Some people have embraced the inevitability of online piracy and have tried their best to offer alternatives: even Walmart.com sells individual MP3 song files. But the RIAA insists that bringing cases like this one to the Supreme Court can end illegal downloading. It is wrong. If Grokster is found to have materially contributed to copyright infringement, peer-to-peer programmers will certainly develop new file-sharing networks to succeed without such contributions, and it will be 2007 by the time the RIAA has any ability to litigate this new case in court. By the time MGM v. Grokster II is decided, downloaders will have dozens of new options.

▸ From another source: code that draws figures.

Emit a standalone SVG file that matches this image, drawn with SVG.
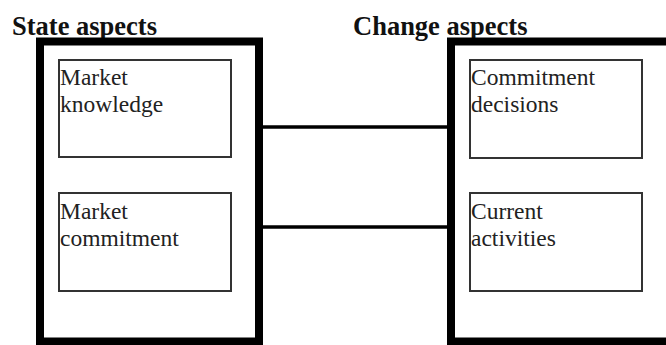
<svg xmlns="http://www.w3.org/2000/svg" width="666" height="345" viewBox="0 0 666 345">
<style>
.title{font-family:'Liberation Serif',serif;font-weight:bold;font-size:26.5px;fill:#111}
.lbl{font-family:'Liberation Serif',serif;font-size:23.5px;fill:#222}
.outer{fill:#fff;stroke:#000;stroke-width:8}
.inner{fill:#fff;stroke:#333;stroke-width:2}
.conn{stroke:#000;stroke-width:3.5;fill:none}
</style>
<rect width="666" height="345" fill="#fff"/>
<g id="title-state"><text class="title" x="12" y="35">State aspects</text></g>
<g id="title-change"><text class="title" x="353" y="35">Change aspects</text></g>
<g id="state-aspects"><rect class="outer" x="40" y="41.5" width="219" height="300"/></g>
<g id="change-aspects"><rect class="outer" x="451" y="41.5" width="260" height="300"/></g>
<g id="connectors">
<line class="conn" x1="259" y1="127" x2="451" y2="127"/>
<line class="conn" x1="259" y1="227" x2="451" y2="227"/>
</g>
<g id="market-knowledge"><rect class="inner" x="59" y="60" width="172" height="97"/>
<text class="lbl" x="60" y="85">Market</text><text class="lbl" x="60" y="112">knowledge</text></g>
<g id="market-commitment"><rect class="inner" x="59" y="193" width="172" height="98"/>
<text class="lbl" x="60" y="219">Market</text><text class="lbl" x="60" y="246">commitment</text></g>
<g id="commitment-decisions"><rect class="inner" x="470" y="60" width="172" height="98"/>
<text class="lbl" x="471" y="85">Commitment</text><text class="lbl" x="471" y="112">decisions</text></g>
<g id="current-activities"><rect class="inner" x="470" y="193" width="172" height="98"/>
<text class="lbl" x="471" y="219">Current</text><text class="lbl" x="471" y="246">activities</text></g>
</svg>
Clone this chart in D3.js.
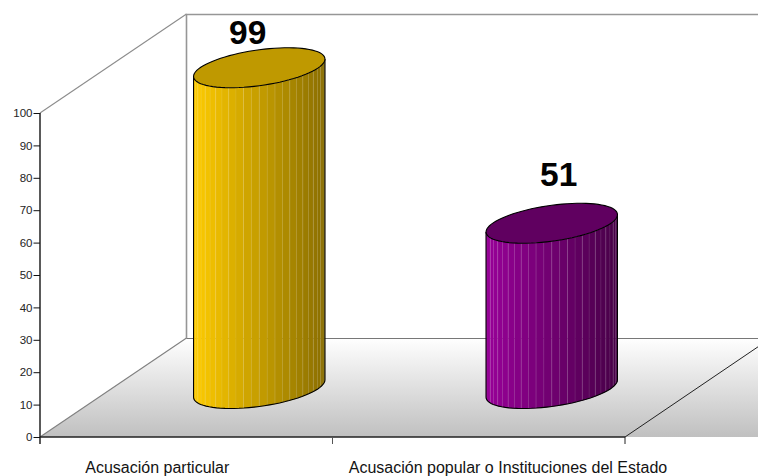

This new case is certainly a big deal for the defendants at Grokster, but it isn't for the millions of users who currently use the program. If the court rules that peer-to-peer developers may be found liable for the illegal file-sharing of their users, the recording industry merely will have done music lovers another great service, once again inspiring programmers to develop a different, better product in which the server doesn't materially contribute to user downloads. Old-school industry representatives will be better off when they understand that injunctions and judicial decisions don't help. But given their penchant for litigating these issues in court, getting them to understand this point may be even harder than getting Mom onto the internet.